Three Washingtons and a Longfellow

George Washington, future first President of the United States, married Martha Dandridge Custis on January 6, 1759. It was his first marriage, her second (after the death of her first husband Daniel Parke Custis, with whom she had four children).

The year of their marriage was also the year of construction of what would become Washington's first official headquarters as Commander of the Continental Army. The house in Cambridge, Massachusetts was built in 1759 for John Vassall, a Loyalist and Tory, who left his home amidst the Seige of Boston. During the Seige, the Washingtons celebrated their 17th wedding anniversary in Vassall's former home with a Twelfth Night party in January 1776.

The 18th century saw Founding Fathers like Washington as epic heroes who were put on pedestals. Such was the case with Henry Wadsworth Longfellow, who later became the owner of the Vassall house which Washington used as his headquarters. His family later re-created the Washingtons' wedding anniversary party. Longfellow himself wrote a poem, "To a Child," which alludes to the first President and his occupancy of the home in the sixth stanza.

Several authors from the 19th century found ways to pay homage to now-legendary figures from the previous century. Perhaps none was more important than one of the first American men of letters, Washington Irving — who even owed George Washington as his namesake when he was born in 1783. Legend has it that a 6-year old Irving met Washington in New York, shortly after the latter's Presidential Inauguration.

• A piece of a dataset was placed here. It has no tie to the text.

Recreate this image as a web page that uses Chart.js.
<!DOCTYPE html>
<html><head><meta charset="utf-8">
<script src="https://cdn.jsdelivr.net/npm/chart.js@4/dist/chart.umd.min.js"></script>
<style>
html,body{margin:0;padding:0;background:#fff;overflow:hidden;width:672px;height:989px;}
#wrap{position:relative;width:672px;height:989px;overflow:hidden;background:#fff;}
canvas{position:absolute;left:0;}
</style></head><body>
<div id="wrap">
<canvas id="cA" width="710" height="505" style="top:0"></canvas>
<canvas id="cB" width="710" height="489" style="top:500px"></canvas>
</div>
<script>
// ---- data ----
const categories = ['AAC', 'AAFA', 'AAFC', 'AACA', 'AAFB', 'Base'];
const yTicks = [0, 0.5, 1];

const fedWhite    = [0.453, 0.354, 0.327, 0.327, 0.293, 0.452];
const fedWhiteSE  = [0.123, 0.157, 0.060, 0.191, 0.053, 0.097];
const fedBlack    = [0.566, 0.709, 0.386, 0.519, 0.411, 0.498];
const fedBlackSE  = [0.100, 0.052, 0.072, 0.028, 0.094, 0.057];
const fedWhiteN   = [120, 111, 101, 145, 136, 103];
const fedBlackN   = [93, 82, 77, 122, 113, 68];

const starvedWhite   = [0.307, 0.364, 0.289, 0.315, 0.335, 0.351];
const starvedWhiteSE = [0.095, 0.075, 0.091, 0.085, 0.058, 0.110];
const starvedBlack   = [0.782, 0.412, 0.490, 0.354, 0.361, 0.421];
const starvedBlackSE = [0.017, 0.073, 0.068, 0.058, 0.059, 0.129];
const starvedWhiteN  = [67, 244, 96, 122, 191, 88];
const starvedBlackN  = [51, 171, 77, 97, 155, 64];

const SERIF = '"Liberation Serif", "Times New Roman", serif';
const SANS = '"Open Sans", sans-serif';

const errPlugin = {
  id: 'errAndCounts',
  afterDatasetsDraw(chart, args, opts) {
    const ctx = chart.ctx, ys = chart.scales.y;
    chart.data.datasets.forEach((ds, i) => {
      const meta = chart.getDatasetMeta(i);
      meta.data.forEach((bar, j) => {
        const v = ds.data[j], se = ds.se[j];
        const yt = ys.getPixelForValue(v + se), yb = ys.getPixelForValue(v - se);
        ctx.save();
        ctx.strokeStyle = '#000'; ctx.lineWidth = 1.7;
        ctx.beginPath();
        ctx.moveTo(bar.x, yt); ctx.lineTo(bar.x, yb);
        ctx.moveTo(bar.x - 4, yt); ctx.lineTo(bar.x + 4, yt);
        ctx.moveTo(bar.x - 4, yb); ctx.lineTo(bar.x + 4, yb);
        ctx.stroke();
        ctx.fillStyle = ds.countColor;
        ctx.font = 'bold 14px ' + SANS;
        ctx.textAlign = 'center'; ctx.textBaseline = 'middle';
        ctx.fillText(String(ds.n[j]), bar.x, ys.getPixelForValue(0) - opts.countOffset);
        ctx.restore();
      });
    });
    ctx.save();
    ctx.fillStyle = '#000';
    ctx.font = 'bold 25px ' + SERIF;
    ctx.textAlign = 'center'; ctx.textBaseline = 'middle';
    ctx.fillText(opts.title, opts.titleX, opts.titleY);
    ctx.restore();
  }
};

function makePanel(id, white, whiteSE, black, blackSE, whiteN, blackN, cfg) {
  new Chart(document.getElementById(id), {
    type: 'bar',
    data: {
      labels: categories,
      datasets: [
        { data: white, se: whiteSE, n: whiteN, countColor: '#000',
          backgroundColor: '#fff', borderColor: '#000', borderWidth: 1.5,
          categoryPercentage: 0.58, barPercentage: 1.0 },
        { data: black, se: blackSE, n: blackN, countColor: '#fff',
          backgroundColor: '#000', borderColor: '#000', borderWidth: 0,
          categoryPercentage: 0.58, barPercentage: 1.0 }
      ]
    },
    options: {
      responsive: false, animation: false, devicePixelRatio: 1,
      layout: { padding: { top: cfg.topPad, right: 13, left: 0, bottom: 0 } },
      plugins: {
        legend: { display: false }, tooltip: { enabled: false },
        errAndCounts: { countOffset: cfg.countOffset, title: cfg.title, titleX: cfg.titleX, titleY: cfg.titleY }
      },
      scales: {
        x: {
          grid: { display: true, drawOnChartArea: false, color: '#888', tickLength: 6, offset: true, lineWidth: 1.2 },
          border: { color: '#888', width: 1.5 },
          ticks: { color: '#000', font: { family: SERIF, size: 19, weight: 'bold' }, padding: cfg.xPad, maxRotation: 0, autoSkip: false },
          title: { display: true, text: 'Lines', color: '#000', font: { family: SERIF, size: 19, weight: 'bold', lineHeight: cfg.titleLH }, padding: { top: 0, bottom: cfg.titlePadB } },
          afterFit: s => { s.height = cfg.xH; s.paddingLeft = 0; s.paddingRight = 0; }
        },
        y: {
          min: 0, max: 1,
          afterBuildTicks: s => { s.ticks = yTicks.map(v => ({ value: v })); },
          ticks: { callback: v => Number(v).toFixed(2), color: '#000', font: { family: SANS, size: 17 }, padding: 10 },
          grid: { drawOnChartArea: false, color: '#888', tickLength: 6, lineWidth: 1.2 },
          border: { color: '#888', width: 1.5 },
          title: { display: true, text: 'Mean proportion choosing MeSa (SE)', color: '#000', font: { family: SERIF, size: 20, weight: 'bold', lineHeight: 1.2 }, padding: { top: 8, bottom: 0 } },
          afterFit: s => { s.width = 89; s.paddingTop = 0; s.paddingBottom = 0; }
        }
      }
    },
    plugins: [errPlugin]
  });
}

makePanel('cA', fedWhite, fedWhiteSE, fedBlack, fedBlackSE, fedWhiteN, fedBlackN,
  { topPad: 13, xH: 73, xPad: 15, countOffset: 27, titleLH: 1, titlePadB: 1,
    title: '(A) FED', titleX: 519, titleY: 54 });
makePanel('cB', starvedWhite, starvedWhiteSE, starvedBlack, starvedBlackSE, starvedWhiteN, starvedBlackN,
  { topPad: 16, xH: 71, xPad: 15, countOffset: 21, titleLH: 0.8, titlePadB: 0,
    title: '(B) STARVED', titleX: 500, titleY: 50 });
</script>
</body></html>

In 1855, Irving began publishing volumes of what he considered his master work: a full-length biography of George Washington. Its five volumes were published in four years; Irving died eight months after the final installment was published. In the book, Irving alludes to the Washington anniversary party held at what became the Longfellow House. After assuring the reader of Washington's modesty and religious piety, he notes that it was Mrs. Washington who insisted on a Twelfth Night party "in due style." The general, as Irving writes, attempted to refuse but "his objections were overcome and Twelfth-night and the wedding anniversary were duly celebrated."

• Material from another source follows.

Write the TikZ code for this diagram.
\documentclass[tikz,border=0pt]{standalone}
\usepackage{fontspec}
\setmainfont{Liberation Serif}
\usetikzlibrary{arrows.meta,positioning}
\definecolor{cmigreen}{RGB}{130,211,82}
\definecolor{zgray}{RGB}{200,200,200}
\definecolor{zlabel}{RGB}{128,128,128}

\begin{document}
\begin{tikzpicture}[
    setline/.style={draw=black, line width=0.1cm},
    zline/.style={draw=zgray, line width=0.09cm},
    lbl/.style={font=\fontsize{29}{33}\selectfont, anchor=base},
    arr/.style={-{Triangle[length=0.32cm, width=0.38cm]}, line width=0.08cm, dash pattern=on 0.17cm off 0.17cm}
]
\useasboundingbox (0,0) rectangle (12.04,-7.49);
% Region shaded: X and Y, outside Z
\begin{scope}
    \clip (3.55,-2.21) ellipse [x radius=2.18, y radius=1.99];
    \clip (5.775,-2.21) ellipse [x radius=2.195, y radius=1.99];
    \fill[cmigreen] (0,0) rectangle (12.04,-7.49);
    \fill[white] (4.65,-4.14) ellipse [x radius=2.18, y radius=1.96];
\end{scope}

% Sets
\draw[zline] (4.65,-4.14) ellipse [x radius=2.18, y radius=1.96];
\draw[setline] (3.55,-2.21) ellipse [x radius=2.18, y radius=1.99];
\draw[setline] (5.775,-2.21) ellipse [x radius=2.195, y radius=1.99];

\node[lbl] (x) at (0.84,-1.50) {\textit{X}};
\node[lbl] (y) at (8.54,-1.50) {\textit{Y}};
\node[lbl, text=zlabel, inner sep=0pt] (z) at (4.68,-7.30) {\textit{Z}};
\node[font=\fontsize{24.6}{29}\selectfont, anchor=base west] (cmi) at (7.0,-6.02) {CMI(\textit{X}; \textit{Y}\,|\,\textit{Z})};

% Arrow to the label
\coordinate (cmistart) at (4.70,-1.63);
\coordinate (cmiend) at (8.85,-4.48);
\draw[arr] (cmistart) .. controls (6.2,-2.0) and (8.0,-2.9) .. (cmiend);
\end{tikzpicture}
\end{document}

  1. This is my favorite post so far. I love how it weaves people together.

  2. As a child coming up through elementary school in the sixties, I remember with fondness the paintings of Lincoln and Washington that were standard issue for our classrooms - along with American flags. My birthday is Feb. 24, 2 days after Washington's, so my birthday dessert inevitably had a cherry theme - cherry tarts, cherry cheesecake, cherry pie. I love George Washington - and cherries.